Kristen Orlando, assistant director of teaching, learning and assessment, explained the K–5 health review. A pilot group of teachers evaluated resources for age-appropriateness, Spanish-language availability, a balance of inquiry and direct instruction, and student engagement. The review team recommended Quaver Ed’s health curriculum, citing its interactive digital resources, student-facing lessons, embedded music/movement features and Spanish translations. Orlando said the curriculum will be supplemented for required environmental‑health and human‑growth-and‑development units and that a professional‑development rollout, a summer scope‑and‑sequence writing team and classroom monitoring are planned.
Tiffany Costa, a director in teaching, learning and assessment, outlined the middle‑school algebra committee’s recommendation of Edgems (Edgems Math). The committee said Edgems aligns closely with the high‑school algebra scope and offers multiple practice levels (proficient, tiered support and challenge), student consumables with substantial workspace and a family component (home‑connection guidance and videos in English and Spanish). Costa said the annual subscription estimate for the algebra program is approximately $38,000 and that the district will monitor pacing and vertical alignment with the algebra-in-middle-school pathway.

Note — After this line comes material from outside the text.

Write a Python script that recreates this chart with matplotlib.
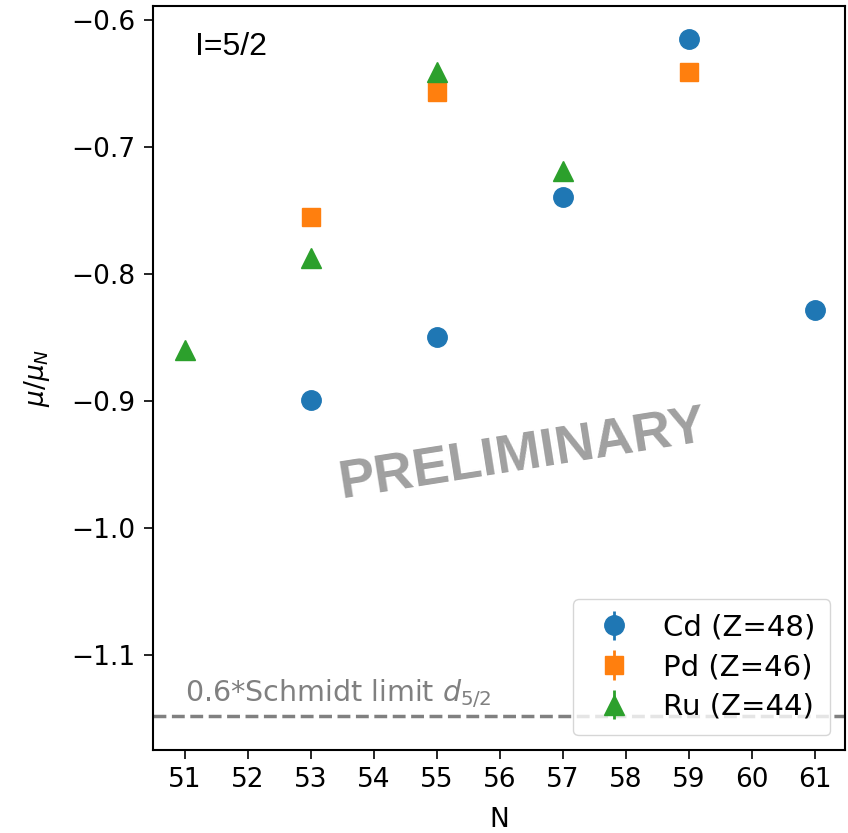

What the board decided: at the meeting the curriculum teams presented their recommendations for trustees’ review. The board did not adopt the resources as a single action at this meeting; staff said professional learning and summer planning will precede classroom implementation.
Why it matters: curriculum adoptions affect core instruction and teacher planning for multiple grades. District leaders said both resources support grade‑level standards, bilingual access and hands‑on practice, and that staff training will emphasize instructional strategies to meet diverse learners’ needs.
What’s next: staff will form summer writing teams to finalize scope and sequence documents, deliver professional development in the fall and monitor classroom implementation during the 2025–26 school year. The board packet includes cost estimates and pilot feedback used by the committees.